**EXERCISE**
From the first line of the data below through the line bearing "import plotly.graph_objects as go", reproduce each line exactly; do not include pictures.

○ ○ ○ ○ ○

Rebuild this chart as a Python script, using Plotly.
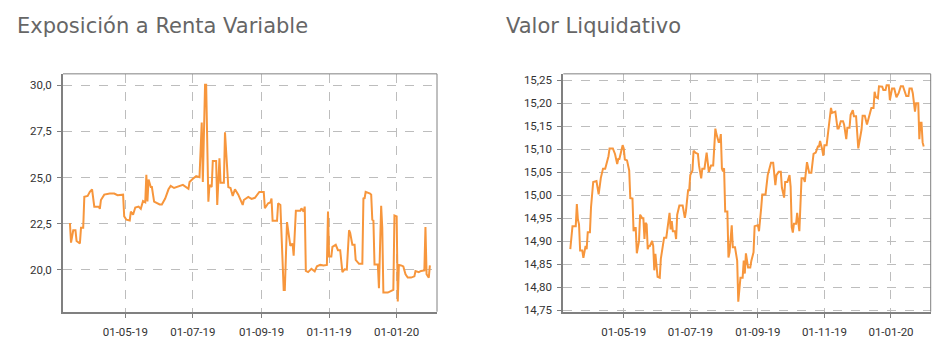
import plotly.graph_objects as go

# ---------------- data ----------------
exp_dates = [
    "2019-03-12", "2019-03-13", "2019-03-15", "2019-03-17", "2019-03-18", "2019-03-21",
    "2019-03-22", "2019-03-24", "2019-03-25", "2019-03-28", "2019-03-30", "2019-04-01",
    "2019-04-03", "2019-04-07", "2019-04-08", "2019-04-09", "2019-04-12", "2019-04-17",
    "2019-04-21", "2019-04-24", "2019-04-29", "2019-04-30", "2019-05-02", "2019-05-05",
    "2019-05-06", "2019-05-08", "2019-05-10", "2019-05-13", "2019-05-15", "2019-05-17",
    "2019-05-19", "2019-05-20", "2019-05-21", "2019-05-22", "2019-05-24", "2019-05-25",
    "2019-05-27", "2019-05-30", "2019-06-01", "2019-06-03", "2019-06-06", "2019-06-09",
    "2019-06-11", "2019-06-14", "2019-06-16", "2019-06-22", "2019-06-27", "2019-06-28",
    "2019-07-01", "2019-07-04", "2019-07-07", "2019-07-09", "2019-07-10", "2019-07-12",
    "2019-07-13", "2019-07-15", "2019-07-16", "2019-07-18", "2019-07-19", "2019-07-22",
    "2019-07-23", "2019-07-25", "2019-07-26", "2019-07-29", "2019-07-30", "2019-08-02",
    "2019-08-04", "2019-08-06", "2019-08-08", "2019-08-11", "2019-08-15", "2019-08-16",
    "2019-08-20", "2019-08-23", "2019-08-26", "2019-08-30", "2019-09-03", "2019-09-04",
    "2019-09-07", "2019-09-09", "2019-09-10", "2019-09-11", "2019-09-15", "2019-09-16",
    "2019-09-18", "2019-09-21", "2019-09-22", "2019-09-24", "2019-09-27", "2019-09-29",
    "2019-09-30", "2019-10-02", "2019-10-06", "2019-10-07", "2019-10-09", "2019-10-10",
    "2019-10-11", "2019-10-13", "2019-10-16", "2019-10-19", "2019-10-21", "2019-10-24",
    "2019-10-27", "2019-10-30", "2019-10-31", "2019-11-01", "2019-11-03", "2019-11-04",
    "2019-11-07", "2019-11-09", "2019-11-11", "2019-11-13", "2019-11-15", "2019-11-17",
    "2019-11-19", "2019-11-20", "2019-11-22", "2019-11-24", "2019-11-25", "2019-11-26",
    "2019-11-28", "2019-12-01", "2019-12-02", "2019-12-03", "2019-12-04", "2019-12-08",
    "2019-12-09", "2019-12-10", "2019-12-11", "2019-12-12", "2019-12-15", "2019-12-16",
    "2019-12-18", "2019-12-19", "2019-12-20", "2019-12-24", "2019-12-28", "2019-12-29",
    "2019-12-30", "2020-01-01", "2020-01-02", "2020-01-03", "2020-01-05", "2020-01-07",
    "2020-01-09", "2020-01-11", "2020-01-14", "2020-01-17", "2020-01-18", "2020-01-21",
    "2020-01-23", "2020-01-26", "2020-01-27", "2020-01-28", "2020-01-30", "2020-01-31",
]
exp_values = [
    22.53, 21.47, 22.14, 22.14, 21.56, 21.42,
    22.27, 22.27, 23.95, 24.00, 24.22, 24.36,
    23.42, 23.42, 23.30, 23.78, 24.07, 24.13,
    24.13, 24.04, 24.07, 22.89, 22.71, 22.67,
    23.15, 22.98, 23.37, 23.42, 23.30, 23.72,
    23.65, 25.14, 23.70, 24.89, 24.48, 24.48,
    23.69, 23.60, 23.54, 23.54, 23.86, 24.36,
    24.54, 24.43, 24.48, 24.60, 24.39, 24.75,
    24.93, 25.07, 25.02, 27.98, 24.75, 30.03,
    30.03, 23.69, 24.60, 24.48, 25.90, 25.90,
    23.51, 26.04, 24.71, 24.71, 27.45, 24.48,
    24.43, 24.00, 24.36, 24.07, 23.51, 23.78,
    23.95, 23.84, 23.90, 24.22, 24.22, 23.33,
    23.60, 23.65, 23.86, 22.66, 22.66, 23.60,
    23.51, 18.90, 18.90, 22.58, 21.29, 21.42,
    20.76, 23.19, 23.19, 23.33, 23.15, 23.42,
    19.93, 19.87, 20.05, 19.91, 20.18, 20.26,
    20.23, 20.26, 23.15, 20.71, 20.71, 21.24,
    21.35, 21.06, 21.06, 19.87, 20.02, 20.00,
    22.14, 22.00, 21.35, 21.35, 20.53, 20.46,
    20.32, 20.32, 23.90, 23.84, 24.22, 24.13,
    24.07, 22.71, 22.67, 20.28, 20.28, 18.99,
    23.47, 22.27, 18.76, 18.76, 18.90, 18.90,
    22.94, 22.89, 18.28, 20.26, 20.23, 20.18,
    19.75, 19.57, 19.57, 19.64, 19.93, 19.87,
    19.93, 19.96, 22.32, 19.75, 19.57, 20.23,
]

vl_dates = [
    "2019-03-13", "2019-03-15", "2019-03-18", "2019-03-19", "2019-03-20", "2019-03-21",
    "2019-03-22", "2019-03-24", "2019-03-25", "2019-03-27", "2019-03-28", "2019-03-29",
    "2019-03-31", "2019-04-01", "2019-04-03", "2019-04-06", "2019-04-08", "2019-04-10",
    "2019-04-12", "2019-04-14", "2019-04-17", "2019-04-18", "2019-04-21", "2019-04-23",
    "2019-04-25", "2019-04-26", "2019-04-27", "2019-04-30", "2019-05-01", "2019-05-02",
    "2019-05-04", "2019-05-06", "2019-05-07", "2019-05-09", "2019-05-10", "2019-05-11",
    "2019-05-12", "2019-05-13", "2019-05-15", "2019-05-16", "2019-05-18", "2019-05-19",
    "2019-05-20", "2019-05-21", "2019-05-22", "2019-05-23", "2019-05-24", "2019-05-25",
    "2019-05-27", "2019-05-28", "2019-05-29", "2019-05-30", "2019-06-01", "2019-06-03",
    "2019-06-04", "2019-06-05", "2019-06-07", "2019-06-09", "2019-06-11", "2019-06-12",
    "2019-06-13", "2019-06-14", "2019-06-15", "2019-06-17", "2019-06-18", "2019-06-19",
    "2019-06-21", "2019-06-24", "2019-06-26", "2019-06-27", "2019-06-29", "2019-06-30",
    "2019-07-01", "2019-07-03", "2019-07-04", "2019-07-06", "2019-07-08", "2019-07-09",
    "2019-07-11", "2019-07-12", "2019-07-14", "2019-07-16", "2019-07-18", "2019-07-20",
    "2019-07-22", "2019-07-24", "2019-07-25", "2019-07-27", "2019-07-28", "2019-07-29",
    "2019-07-30", "2019-07-31", "2019-08-01", "2019-08-02", "2019-08-04", "2019-08-05",
    "2019-08-06", "2019-08-08", "2019-08-09", "2019-08-11", "2019-08-13", "2019-08-14",
    "2019-08-16", "2019-08-18", "2019-08-19", "2019-08-20", "2019-08-21", "2019-08-23",
    "2019-08-25", "2019-08-26", "2019-08-28", "2019-08-29", "2019-09-01", "2019-09-02",
    "2019-09-04", "2019-09-05", "2019-09-07", "2019-09-08", "2019-09-10", "2019-09-11",
    "2019-09-13", "2019-09-15", "2019-09-17", "2019-09-18", "2019-09-20", "2019-09-22",
    "2019-09-23", "2019-09-25", "2019-09-26", "2019-09-28", "2019-09-30", "2019-10-01",
    "2019-10-02", "2019-10-03", "2019-10-04", "2019-10-06", "2019-10-07", "2019-10-09",
    "2019-10-10", "2019-10-11", "2019-10-13", "2019-10-14", "2019-10-16", "2019-10-18",
    "2019-10-20", "2019-10-22", "2019-10-24", "2019-10-26", "2019-10-27", "2019-10-28",
    "2019-10-30", "2019-10-31", "2019-11-01", "2019-11-03", "2019-11-05", "2019-11-07",
    "2019-11-08", "2019-11-11", "2019-11-13", "2019-11-14", "2019-11-16", "2019-11-18",
    "2019-11-19", "2019-11-21", "2019-11-22", "2019-11-24", "2019-11-25", "2019-11-27",
    "2019-11-28", "2019-11-30", "2019-12-02", "2019-12-04", "2019-12-05", "2019-12-06",
    "2019-12-08", "2019-12-10", "2019-12-12", "2019-12-14", "2019-12-16", "2019-12-17",
    "2019-12-18", "2019-12-20", "2019-12-21", "2019-12-24", "2019-12-25", "2019-12-27",
    "2019-12-28", "2019-12-30", "2019-12-31", "2020-01-02", "2020-01-04", "2020-01-06",
    "2020-01-08", "2020-01-10", "2020-01-12", "2020-01-14", "2020-01-15", "2020-01-17",
    "2020-01-18", "2020-01-20", "2020-01-21", "2020-01-23", "2020-01-24", "2020-01-26",
    "2020-01-27", "2020-01-28", "2020-01-29", "2020-01-30", "2020-01-31",
]
vl_values = [
    14.883, 14.933, 14.933, 14.981, 14.947, 14.937,
    14.880, 14.880, 14.864, 14.890, 14.883, 14.920,
    14.920, 14.974, 15.029, 15.031, 15.002, 15.038,
    15.058, 15.058, 15.085, 15.102, 15.102, 15.090,
    15.068, 15.079, 15.079, 15.109, 15.102, 15.078,
    15.076, 15.054, 14.994, 14.993, 14.922, 14.929,
    14.929, 14.874, 14.901, 14.958, 14.950, 14.950,
    14.905, 14.940, 14.937, 14.883, 14.890, 14.890,
    14.901, 14.890, 14.837, 14.873, 14.823, 14.821,
    14.862, 14.876, 14.908, 14.908, 14.940, 14.962,
    14.926, 14.944, 14.922, 14.922, 14.905, 14.958,
    14.978, 14.978, 14.951, 14.965, 15.011, 15.011,
    15.044, 15.054, 15.097, 15.092, 15.090, 15.065,
    15.037, 15.058, 15.058, 15.093, 15.051, 15.065,
    15.065, 15.145, 15.133, 15.116, 15.116, 15.133,
    15.058, 15.052, 15.059, 14.965, 14.965, 14.865,
    14.876, 14.935, 14.887, 14.887, 14.858, 14.769,
    14.821, 14.821, 14.858, 14.830, 14.874, 14.843,
    14.843, 14.858, 14.876, 14.933, 14.935, 14.922,
    14.972, 15.002, 15.002, 15.002, 15.044, 15.052,
    15.071, 15.071, 15.022, 15.044, 15.051, 15.051,
    15.017, 14.995, 15.029, 15.029, 15.044, 15.019,
    14.931, 14.919, 14.938, 14.938, 14.962, 14.922,
    14.971, 15.037, 15.037, 15.029, 15.072, 15.049,
    15.049, 15.090, 15.093, 15.106, 15.106, 15.118,
    15.099, 15.086, 15.109, 15.109, 15.150, 15.190,
    15.179, 15.182, 15.145, 15.145, 15.161, 15.161,
    15.154, 15.122, 15.147, 15.147, 15.175, 15.185,
    15.172, 15.172, 15.102, 15.133, 15.143, 15.173,
    15.173, 15.154, 15.172, 15.190, 15.190, 15.225,
    15.214, 15.211, 15.237, 15.236, 15.229, 15.229,
    15.239, 15.239, 15.207, 15.232, 15.232, 15.213,
    15.222, 15.237, 15.237, 15.220, 15.216, 15.216,
    15.232, 15.232, 15.222, 15.182, 15.200, 15.200,
    15.122, 15.158, 15.158, 15.115, 15.106,
]

titles = ["Exposición a Renta Variable", "Valor Liquidativo"]
x_tickvals = ["2019-05-01", "2019-07-01", "2019-09-01", "2019-11-01", "2020-01-01"]
x_ticktext = ["01-05-19", "01-07-19", "01-09-19", "01-11-19", "01-01-20"]

# ---------------- figure ----------------
# the page body adds an 8px margin, so the figure is laid out 8px smaller
OFF = 8
W, H = 948 - OFF, 360 - OFF
LINE = "#F7963C"
GRID = "#BDBDBD"
AXIS = "#808080"
TICKFONT = dict(family="Roboto, DejaVu Sans, sans-serif", size=11.5, color="#333333")


def px_x(v):
    return (v - OFF) / W


def px_y(v):
    return 1 - (v - OFF) / H


fig = go.Figure()
fig.add_trace(go.Scatter(x=exp_dates, y=exp_values, mode="lines",
                         line=dict(color=LINE, width=2), xaxis="x", yaxis="y",
                         hoverinfo="skip"))
fig.add_trace(go.Scatter(x=vl_dates, y=vl_values, mode="lines",
                         line=dict(color=LINE, width=2), xaxis="x2", yaxis="y2",
                         hoverinfo="skip"))

ydom = [px_y(317), px_y(75)]
dom1 = [px_x(63), px_x(437)]
dom2 = [px_x(563.3), px_x(930.7)]

common_x = dict(
    type="date", tickmode="array", tickvals=x_tickvals, ticktext=x_ticktext,
    showgrid=True, gridcolor=GRID, griddash="dash", gridwidth=1,
    showline=True, linecolor=AXIS, linewidth=2, ticks="outside", ticklen=4,
    tickcolor=AXIS, tickfont=TICKFONT, zeroline=False, ticklabelstandoff=4,
)
common_y = dict(
    showgrid=True, gridcolor=GRID, griddash="dash", gridwidth=1,
    showline=True, linecolor=AXIS, linewidth=2, ticks="outside", ticklen=4,
    tickcolor=AXIS, tickfont=TICKFONT, zeroline=False, ticklabelstandoff=3,
)

fig.update_layout(
    width=W, height=H,
    margin=dict(l=0, r=0, t=0, b=0),
    paper_bgcolor="white", plot_bgcolor="white",
    showlegend=False,
    separators=",.",
    xaxis=dict(domain=dom1, anchor="y",
               range=["2019-03-05 18:00", "2020-02-06 10:00"], **common_x),
    yaxis=dict(domain=ydom, anchor="x", range=[17.72, 30.62],
               tick0=20, dtick=2.5, tickformat=".1f", **common_y),
    xaxis2=dict(domain=dom2, anchor="y2",
                range=["2019-03-06 14:00", "2020-02-06 10:00"], **common_x),
    yaxis2=dict(domain=ydom, anchor="x2", range=[14.747, 15.264],
                tick0=14.75, dtick=0.05, tickformat=".2f", **common_y),
)

# thin top/right frame lines
for xref, yref in (("x domain", "y domain"), ("x2 domain", "y2 domain")):
    fig.add_shape(type="line", xref=xref, yref=yref, x0=0, x1=1, y0=1, y1=1,
                  line=dict(color=AXIS, width=1))
    fig.add_shape(type="line", xref=xref, yref=yref, x0=1, x1=1, y0=0, y1=1,
                  line=dict(color=AXIS, width=1))

TITLEFONT = dict(family="DejaVu Sans, sans-serif", size=21, color="#666666")
fig.add_annotation(text=titles[0], xref="paper", yref="paper",
                   x=px_x(15), y=px_y(26), xanchor="left", yanchor="middle",
                   showarrow=False, font=TITLEFONT)
fig.add_annotation(text=titles[1], xref="paper", yref="paper",
                   x=px_x(504), y=px_y(26), xanchor="left", yanchor="middle",
                   showarrow=False, font=TITLEFONT)

fig.write_html("out.html")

○ ○ ○ ○ ○

**WRITTEN SOLUTION**
Rebuild this chart as a Python script, using Plotly.
import plotly.graph_objects as go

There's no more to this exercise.